_Short problem_:
Write out each line in which the string "with" is present.

_Given data_:
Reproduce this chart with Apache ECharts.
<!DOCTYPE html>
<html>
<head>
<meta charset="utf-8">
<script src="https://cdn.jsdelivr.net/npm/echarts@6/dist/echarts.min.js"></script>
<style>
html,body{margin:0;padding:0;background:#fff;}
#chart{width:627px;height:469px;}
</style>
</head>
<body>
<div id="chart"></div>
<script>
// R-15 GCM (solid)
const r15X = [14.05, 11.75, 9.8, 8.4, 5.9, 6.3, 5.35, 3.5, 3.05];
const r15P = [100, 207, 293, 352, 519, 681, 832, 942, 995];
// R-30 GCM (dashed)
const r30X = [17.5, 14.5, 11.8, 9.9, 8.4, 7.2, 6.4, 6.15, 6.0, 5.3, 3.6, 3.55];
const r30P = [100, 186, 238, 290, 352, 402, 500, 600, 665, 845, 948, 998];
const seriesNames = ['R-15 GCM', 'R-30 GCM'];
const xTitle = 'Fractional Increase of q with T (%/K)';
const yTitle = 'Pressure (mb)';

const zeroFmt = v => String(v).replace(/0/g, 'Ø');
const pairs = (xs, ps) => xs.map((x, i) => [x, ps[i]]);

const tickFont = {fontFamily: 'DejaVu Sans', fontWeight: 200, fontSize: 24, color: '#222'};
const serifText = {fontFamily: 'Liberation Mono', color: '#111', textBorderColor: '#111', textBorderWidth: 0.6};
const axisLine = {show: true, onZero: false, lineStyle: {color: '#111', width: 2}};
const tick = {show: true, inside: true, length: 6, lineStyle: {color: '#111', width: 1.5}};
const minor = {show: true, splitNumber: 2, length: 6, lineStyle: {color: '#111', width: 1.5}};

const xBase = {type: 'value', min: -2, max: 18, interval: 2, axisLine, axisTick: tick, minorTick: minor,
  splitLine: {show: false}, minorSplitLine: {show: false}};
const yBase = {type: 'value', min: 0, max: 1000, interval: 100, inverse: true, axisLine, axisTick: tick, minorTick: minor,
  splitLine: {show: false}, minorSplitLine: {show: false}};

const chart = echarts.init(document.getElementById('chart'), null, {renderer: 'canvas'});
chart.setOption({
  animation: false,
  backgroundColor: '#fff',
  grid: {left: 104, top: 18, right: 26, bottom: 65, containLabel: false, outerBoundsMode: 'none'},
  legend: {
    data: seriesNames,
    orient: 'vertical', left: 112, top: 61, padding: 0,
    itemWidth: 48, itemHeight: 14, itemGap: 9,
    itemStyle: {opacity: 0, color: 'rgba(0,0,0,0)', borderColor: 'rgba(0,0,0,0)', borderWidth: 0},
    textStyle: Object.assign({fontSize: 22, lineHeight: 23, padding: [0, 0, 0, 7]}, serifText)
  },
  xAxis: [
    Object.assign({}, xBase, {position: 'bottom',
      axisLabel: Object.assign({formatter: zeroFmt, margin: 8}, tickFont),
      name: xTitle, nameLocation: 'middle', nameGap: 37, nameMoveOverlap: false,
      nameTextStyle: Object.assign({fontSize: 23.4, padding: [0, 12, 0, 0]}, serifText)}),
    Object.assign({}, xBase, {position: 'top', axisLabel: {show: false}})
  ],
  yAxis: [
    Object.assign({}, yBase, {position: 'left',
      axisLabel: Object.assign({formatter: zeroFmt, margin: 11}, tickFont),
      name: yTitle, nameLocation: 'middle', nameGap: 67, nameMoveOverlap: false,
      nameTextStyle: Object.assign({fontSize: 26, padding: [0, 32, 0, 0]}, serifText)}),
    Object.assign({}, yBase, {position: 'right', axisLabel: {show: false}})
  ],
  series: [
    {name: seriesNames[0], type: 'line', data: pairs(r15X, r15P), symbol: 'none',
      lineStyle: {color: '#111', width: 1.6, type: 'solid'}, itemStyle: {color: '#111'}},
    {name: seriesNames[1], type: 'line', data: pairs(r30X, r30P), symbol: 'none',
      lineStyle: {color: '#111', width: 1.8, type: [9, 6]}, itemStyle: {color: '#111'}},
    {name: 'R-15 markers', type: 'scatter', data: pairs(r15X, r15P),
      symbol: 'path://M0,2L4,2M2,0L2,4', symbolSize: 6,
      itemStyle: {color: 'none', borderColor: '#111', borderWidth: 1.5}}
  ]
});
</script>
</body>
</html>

_The reply_:
Reproduce this chart with Apache ECharts.
const xTitle = 'Fractional Increase of q with T (%/K)';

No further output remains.